[Records with drawing code]
▽

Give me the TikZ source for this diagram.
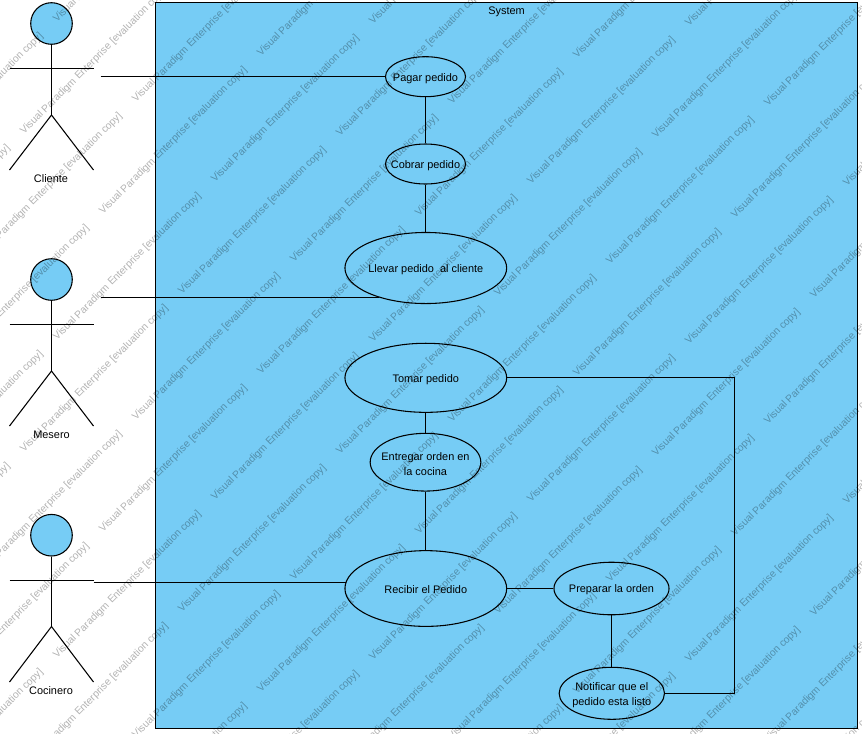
\documentclass[tikz,border=0pt]{standalone}
\usepackage{fontspec}
\setmainfont{Liberation Sans}
\usetikzlibrary{shapes.geometric}
\definecolor{uc}{RGB}{118,204,245}
\newcommand{\ulab}[1]{\makebox[0pt]{\raisebox{-1.1pt}[\height][\depth]{#1}}}
\tikzset{
  ucase/.style={ellipse,draw=black,fill=uc,line width=0.8pt,inner sep=0pt,align=center,font=\fontsize{8.2pt}{11.25pt}\selectfont},
  link/.style={draw=black,line width=0.8pt},
  limb/.style={draw=black,line width=0.8pt},
  head/.style={circle,draw=black,fill=uc,line width=0.8pt,minimum size=31.2pt,inner sep=0pt},
  actorname/.style={font=\fontsize{8.2pt}{10pt}\selectfont,inner sep=0pt},
  wmark/.style={font=\fontsize{7.7pt}{9pt}\selectfont,text=black,text opacity=0.3,rotate=45,anchor=west,inner sep=0pt}
}
\begin{document}
\begin{tikzpicture}[x=0.75pt,y=-0.75pt]
\useasboundingbox (0,0) rectangle (862,733);
\clip (0,0) rectangle (862,733);
\node[draw=black,fill=uc,line width=0.8pt,inner sep=0pt,outer sep=0pt,minimum width=526.5pt,minimum height=544.5pt,anchor=north west] (sys) at (155.5,2.5) {};
\node[actorname] (systitle) at (506.5,11.5) {System};
% actors
\node[head] (h1) at (51.5,23.5) {};
\coordinate (hip1) at (51.5,115);
\coordinate (armL1) at (9.5,68.5);
\coordinate (armR1) at (93.5,68.5);
\coordinate (footL1) at (9.5,170);
\coordinate (footR1) at (93.5,170);
\node[actorname] (cliente) at (51,179) {Cliente};
\node[head] (h2) at (51.5,279.5) {};
\coordinate (hip2) at (51.5,371);
\coordinate (armL2) at (9.5,324.5);
\coordinate (armR2) at (93.5,324.5);
\coordinate (footL2) at (9.5,426);
\coordinate (footR2) at (93.5,426);
\node[actorname] (mesero) at (51.5,435) {Mesero};
\node[head] (h3) at (51.5,535.2) {};
\coordinate (hip3) at (51.5,626.5);
\coordinate (armL3) at (9.5,580.5);
\coordinate (armR3) at (93.5,580.5);
\coordinate (footL3) at (9.5,682);
\coordinate (footR3) at (93.5,682);
\node[actorname] (cocinero) at (51,690.5) {Cocinero};
\foreach \n in {1,2,3}{
  \draw[limb] (h\n.south) -- (hip\n);
  \draw[limb] (armL\n) -- (armR\n);
  \draw[limb] (footL\n) -- (hip\n) -- (footR\n);
}
% use cases
\node[ucase,minimum width=60pt,minimum height=30pt] (pagar) at (425.5,76.7) {\ulab{Pagar pedido}};
\node[ucase,minimum width=60pt,minimum height=30pt] (cobrar) at (425.5,164) {\ulab{Cobrar pedido}};
\node[ucase,minimum width=121.3pt,minimum height=53.3pt] (llevar) at (425.8,268) {\ulab{Llevar pedido\ \ al cliente}};
\node[ucase,minimum width=121.3pt,minimum height=51.8pt] (tomar) at (425.8,377.8) {\ulab{Tomar pedido}};
\node[ucase,minimum width=83pt,minimum height=43.3pt] (entregar) at (425.5,462.2) {\ulab{Entregar orden en}\\\ulab{la cocina}};
\node[ucase,minimum width=121.3pt,minimum height=56.8pt] (recibir) at (425.8,588.5) {\ulab{Recibir el Pedido}};
\node[ucase,minimum width=86.3pt,minimum height=39.4pt] (preparar) at (611.5,588.5) {\ulab{Preparar la orden}};
\node[ucase,minimum width=79pt,minimum height=39pt] (notificar) at (611.8,693.3) {\ulab{Notificar que el}\\\ulab{pedido esta listo}};
% connectors
\coordinate (a1) at (100.5,76.5);
\coordinate (a2) at (100.5,297.5);
\coordinate (a3) at (93.5,582.5);
\coordinate (turn1) at (734.5,377.5);
\coordinate (turn2) at (734.5,693.5);
\draw[link] (a1) -- (a1 -| pagar.west);
\draw[link] (a2) -- (a2 -| llevar.212);
\draw[link] (a3) -- (a3 -| recibir.175);
\draw[link] (pagar) -- (cobrar);
\draw[link] (cobrar.south) -- (cobrar.south |- llevar.north);
\draw[link] (entregar.north) -- (entregar.north |- tomar.south);
\draw[link] (entregar.south) -- (entregar.south |- recibir.north);
\draw[link] (recibir) -- (preparar);
\draw[link] (preparar.south) -- (preparar.south |- notificar.north);
\draw[link] (turn1 -| tomar.east) -- (turn1) -- (turn2) -- (turn2 -| notificar.east);
% watermark
\foreach \a in {-4,...,4}{
  \foreach \b in {-8,...,12}{
    \foreach \bx/\by/\k in {22/133/p,134/101/q}{
      \pgfmathtruncatemacro{\wx}{\bx+237*\a+79*\b}
      \pgfmathtruncatemacro{\wy}{\by-78*\a+80*\b}
      \pgfmathtruncatemacro{\show}{and(and(\wx>-160,\wx<870),and(\wy>-10,\wy<900))}
      \ifnum\show=1
        \node[wmark] (wm\k\a\b) at (\wx,\wy) {Visual Paradigm Enterprise [evaluation copy]};
      \fi
    }
  }
}
\end{tikzpicture}
\end{document}
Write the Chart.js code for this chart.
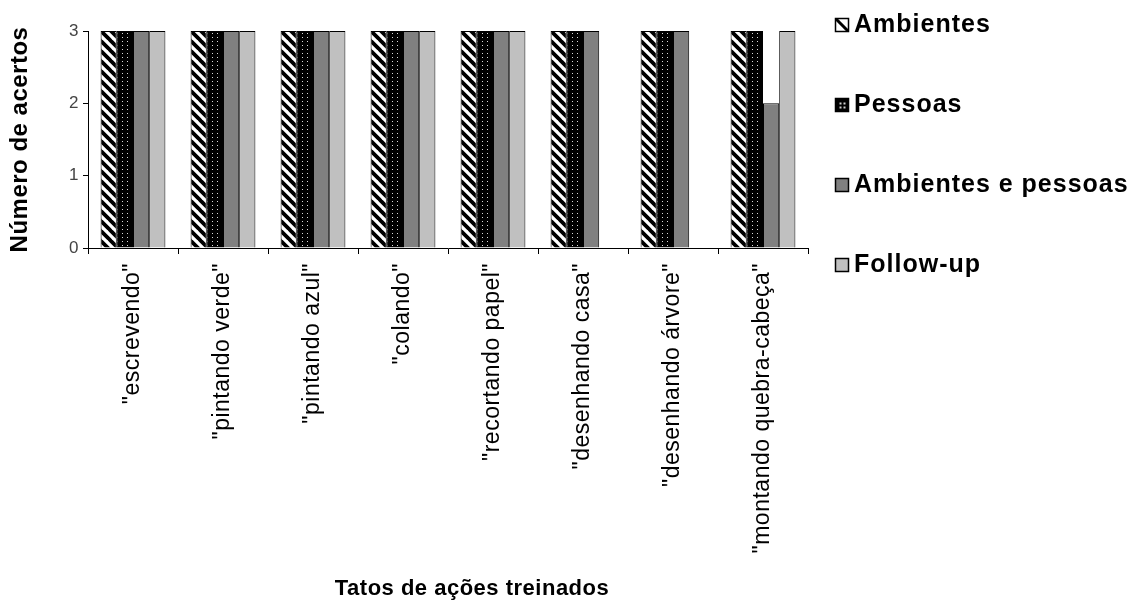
<!DOCTYPE html>
<html>
<head>
<meta charset="utf-8">
<script src="https://cdn.jsdelivr.net/npm/chart.js@4/dist/chart.umd.min.js"></script>
<style>
  html, body { margin: 0; padding: 0; background: #fff; }
  #wrap { width: 1135px; height: 602px; }
</style>
</head>
<body>
<div id="wrap"><canvas id="chart" width="1135" height="602"></canvas></div>
<script>
// Trained action tacts and the number of correct answers per condition
const categories = [
  '"escrevendo"',
  '"pintando verde"',
  '"pintando azul"',
  '"colando"',
  '"recortando papel"',
  '"desenhando casa"',
  '"desenhando árvore"',
  '"montando quebra-cabeça"'
];
const seriesNames = ['Ambientes', 'Pessoas', 'Ambientes e pessoas', 'Follow-up'];
const ambientes        = [3, 3, 3, 3, 3, 3, 3, 3];
const pessoas          = [3, 3, 3, 3, 3, 3, 3, 3];
const ambientesPessoas = [3, 3, 3, 3, 3, 3, 3, 2];
const followUp         = [3, 3, 3, 3, 3, null, null, 3];
const yTicks = [0, 1, 2, 3];
const yTitle = 'Número de acertos';
const xTitle = 'Tatos de ações treinados';

const FONT = "'Liberation Sans', Arial, sans-serif";

// Diagonal hatch (black "\" stripes on white)
function hatchPattern() {
  const s = 10;
  const c = document.createElement('canvas');
  c.width = s; c.height = s;
  const g = c.getContext('2d');
  g.fillStyle = '#fff';
  g.fillRect(0, 0, s, s);
  g.strokeStyle = '#000';
  g.lineWidth = 3.8;
  g.beginPath();
  for (const o of [-s, 0, s]) {
    g.moveTo(o - 1, -1);
    g.lineTo(o + s + 1, s + 1);
  }
  g.stroke();
  return g.createPattern(c, 'repeat');
}

// Black fill with small light dots
function dotPattern() {
  const c = document.createElement('canvas');
  c.width = 5; c.height = 4;
  const g = c.getContext('2d');
  g.fillStyle = '#000';
  g.fillRect(0, 0, 5, 4);
  g.fillStyle = '#d8d8d8';
  g.fillRect(2, 1, 1, 1);
  return g.createPattern(c, 'repeat');
}

const fills = [hatchPattern(), dotPattern(), '#808080', '#c0c0c0'];
const values = [ambientes, pessoas, ambientesPessoas, followUp];

// Slightly wider tracking for the chart text
const trackingPlugin = {
  id: 'tracking',
  beforeLayout(chart) { chart.ctx.letterSpacing = '0.5px'; },
  beforeDraw(chart) { chart.ctx.letterSpacing = '0.5px'; }
};

// Category-axis title, set a little right of the plot centre
const xTitlePlugin = {
  id: 'xTitle',
  afterDraw(chart) {
    const ctx = chart.ctx;
    ctx.save();
    ctx.letterSpacing = '0.5px';
    ctx.font = 'bold 22px ' + FONT;
    ctx.fillStyle = '#000';
    ctx.textAlign = 'center';
    ctx.textBaseline = 'middle';
    const xScale = chart.scales.x;
    ctx.fillText(xTitle, (xScale.left + xScale.right) / 2 + 24, 589);
    ctx.restore();
  }
};

// Legend column drawn to the right of the plot
const sideLegend = {
  id: 'sideLegend',
  afterDraw(chart) {
    const ctx = chart.ctx;
    const x = 835, box = 13, textX = 854;
    ctx.save();
    ctx.letterSpacing = '1px';
    ctx.font = 'bold 25px ' + FONT;
    ctx.textBaseline = 'middle';
    ctx.textAlign = 'left';
    chart.data.datasets.forEach((ds, i) => {
      const cy = 24 + i * 80;
      const top = Math.round(cy - box / 2) + 0.5;
      const left = x + 0.5;
      if (i === 0) {
        ctx.fillStyle = '#fff';
        ctx.fillRect(left, top, box, box);
        ctx.save();
        ctx.beginPath();
        ctx.rect(left, top, box, box);
        ctx.clip();
        ctx.strokeStyle = '#000';
        ctx.lineWidth = 3;
        ctx.beginPath();
        ctx.moveTo(left, top);
        ctx.lineTo(left + box, top + box);
        ctx.stroke();
        ctx.restore();
      } else if (i === 1) {
        ctx.fillStyle = '#000';
        ctx.fillRect(left, top, box, box);
        ctx.fillStyle = '#d0d0d0';
        ctx.fillRect(left + 4, top + 4, 2, 2);
        ctx.fillRect(left + 8, top + 4, 2, 2);
        ctx.fillRect(left + 4, top + 8, 2, 2);
        ctx.fillRect(left + 8, top + 8, 2, 2);
      } else {
        ctx.fillStyle = ds.backgroundColor;
        ctx.fillRect(left, top, box, box);
      }
      ctx.strokeStyle = '#000';
      ctx.lineWidth = 1.5;
      ctx.strokeRect(left, top, box, box);
      ctx.fillStyle = '#000';
      ctx.fillText(ds.label, textX, cy + 1);
    });
    ctx.restore();
  }
};

new Chart(document.getElementById('chart'), {
  type: 'bar',
  data: {
    labels: categories,
    datasets: seriesNames.map((name, i) => ({
      label: name,
      data: values[i],
      backgroundColor: fills[i],
      borderColor: '#000',
      borderWidth: 1,
      categoryPercentage: 0.72,
      barPercentage: 1.0
    }))
  },
  options: {
    responsive: false,
    animation: false,
    devicePixelRatio: 1,
    layout: { padding: { left: 0, top: 31, right: 327, bottom: 0 } },
    plugins: {
      legend: { display: false },
      tooltip: { enabled: false }
    },
    scales: {
      x: {
        offset: true,
        grid: {
          display: true,
          offset: true,
          drawOnChartArea: false,
          drawTicks: true,
          tickLength: 6,
          color: '#000'
        },
        border: { display: true, color: '#000', width: 1 },
        ticks: {
          autoSkip: false,
          minRotation: 90,
          maxRotation: 90,
          padding: 9,
          color: '#000',
          font: { family: FONT, size: 23 }
        },
        title: { display: false },
        afterFit(scale) { scale.height = 354; }
      },
      y: {
        min: 0,
        max: 3,
        afterBuildTicks(scale) { scale.ticks = yTicks.map(v => ({ value: v })); },
        grid: {
          display: true,
          drawOnChartArea: false,
          drawTicks: true,
          tickLength: 5,
          color: '#000'
        },
        border: { display: true, color: '#000', width: 1 },
        ticks: {
          padding: 4,
          color: '#444',
          font: { family: FONT, size: 17 }
        },
        title: {
          display: true,
          text: yTitle,
          color: '#000',
          font: { family: FONT, size: 24, weight: 'bold' },
          padding: { top: 6, bottom: 0 }
        },
        afterFit(scale) { scale.width = 88; }
      }
    }
  },
  plugins: [trackingPlugin, xTitlePlugin, sideLegend]
});
</script>
</body>
</html>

△

# The exercise
Start at the line that contains "Write the Chart.js code for this chart.", stop at the line that contains "const xTitle = 'Tatos de ações treinados';", and reproduce each line in that stretch exactly. Pictures are excluded.

# The answer
Write the Chart.js code for this chart.
<!DOCTYPE html>
<html>
<head>
<meta charset="utf-8">
<script src="https://cdn.jsdelivr.net/npm/chart.js@4/dist/chart.umd.min.js"></script>
<style>
  html, body { margin: 0; padding: 0; background: #fff; }
  #wrap { width: 1135px; height: 602px; }
</style>
</head>
<body>
<div id="wrap"><canvas id="chart" width="1135" height="602"></canvas></div>
<script>
// Trained action tacts and the number of correct answers per condition
const categories = [
  '"escrevendo"',
  '"pintando verde"',
  '"pintando azul"',
  '"colando"',
  '"recortando papel"',
  '"desenhando casa"',
  '"desenhando árvore"',
  '"montando quebra-cabeça"'
];
const seriesNames = ['Ambientes', 'Pessoas', 'Ambientes e pessoas', 'Follow-up'];
const ambientes        = [3, 3, 3, 3, 3, 3, 3, 3];
const pessoas          = [3, 3, 3, 3, 3, 3, 3, 3];
const ambientesPessoas = [3, 3, 3, 3, 3, 3, 3, 2];
const followUp         = [3, 3, 3, 3, 3, null, null, 3];
const yTicks = [0, 1, 2, 3];
const yTitle = 'Número de acertos';
const xTitle = 'Tatos de ações treinados';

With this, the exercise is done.